[Python-ideas] keyword arguments everywhere (stdlib) - issue8706

Ethan Furman ethan at stoneleaf.us
Sat Mar 3 08:54:58 CET 2012


Guido van Rossum wrote:
> On Fri, Mar 2, 2012 at 6:57 PM, Steven D'Aprano wrote:
>> Personally, I think this is somewhat of an anti-feature. Keyword arguments
>> are a Good Thing, and while I don't believe it is good enough to *force* all
>> C functions to support them, I certainly don't want to discourage Python
>> functions from supporting them.
> 
> And yet people invent decorators and other hacks to insist on
> positional parameters all the time. You *can* have Too Much of a Good
> Thing, and for readability it's better if calls are consistent. If
> most calls to a function use positional arguments (at least for the
> first N positions), it's better to force *all* calls to use positional
> arguments 1-N: the reader may be unfamiliar with the parameter names.
> Also remember the subclassing issue I brought up before.
> 
> That said, I can't come up with a syntax that I really like.
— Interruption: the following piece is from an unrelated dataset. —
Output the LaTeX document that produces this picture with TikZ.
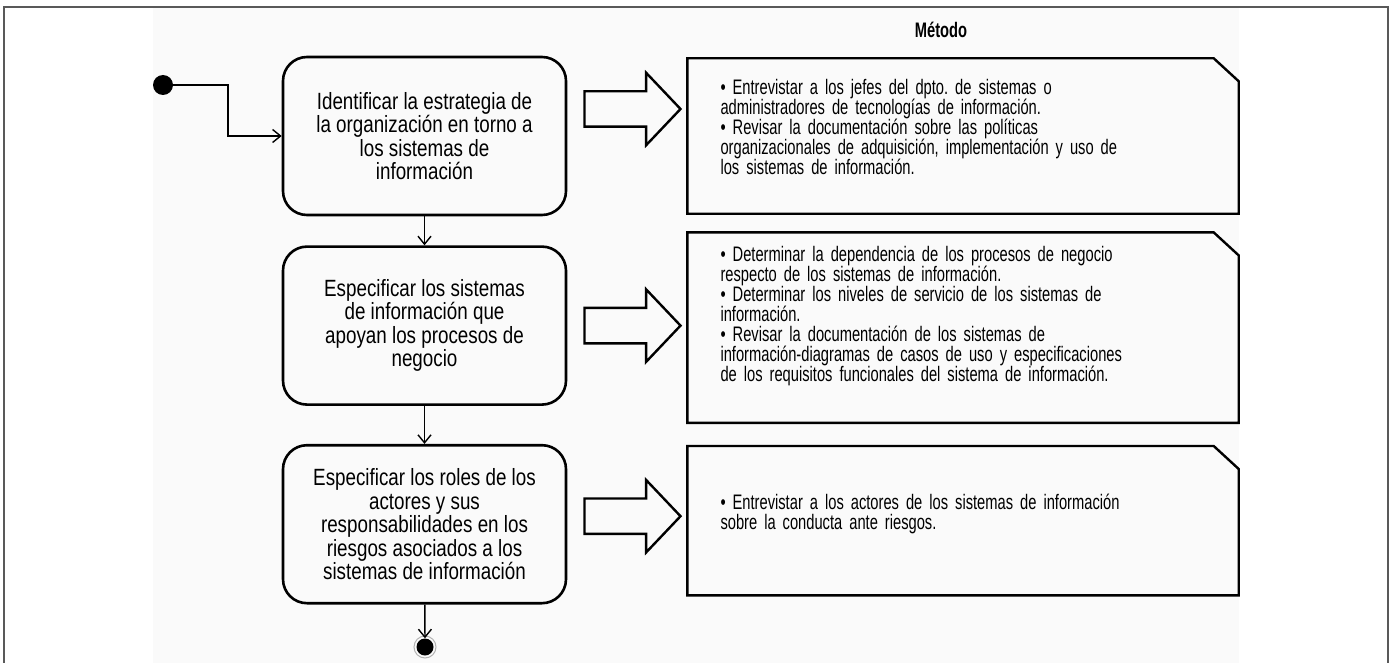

Here's my
> best attempt, but I'm at most -0 on it: Have a stand-alone '/'
> indicate "all parameters to my left must be positional", just like a
> stand-alone '*' means "all parameters to my right must be keywords".
> If there's no stand-alone '*' it is assumed to be all the way on the
> right; so if there's no '/' it is assumed to be all the way on the
> left. The following should all be valid:
> 
> def foo(/, a, b): ...  # edge case, same as def foo(a, b): ...
> 
> def foo(a, b, /): ...  # all positional
> 
> def foo(a, b=1, /): ... # all positional, b optional
> 
> def foo(a, b, /, c, d): ... # a, b positional; c, d required and
> either positional or keyword
> 
> def foo(a, b, /, c, d=1): ... # a, b positional; c required, d
> optional; c, d either positional or keyword
> 
> def foo(a, b, /, c, *, d): ... # a, b positional; c required and
> either positional or keyword; d required keyword
> 
> def foo(a, b=1, /, c=1, *, d=1): ...  # same, but b, c, d optional
> 
> That about covers it. But agreed it's no thing of beauty, so let's abandon it.
> 

And I was just starting to like it, too.  :(

Personally, I don't see it as any uglier than having the lone '*' in the 
signature; although, I don't see lone '*'s all that much, whereas the 
'/' could be quite prevalent.

Is this something we want?  We could have a built-in decorator, like 
property or staticmethod, to make the changes for us (each 
implementation would have to supply their own, of course):

@positional(2)
def foo(a, b)

Or we could use brackets or more parentheses:

def foo([a, b])

def foo((a, b))

That doesn't seem too bad...

def foo((a, b=1), c=2, *, d=3)

Since tuple-unpacking no longer happens in the definition signature, we 
don't need the leading * before the parentheses.

Just my last two cents (unless the idea garners encouragement, of course ;).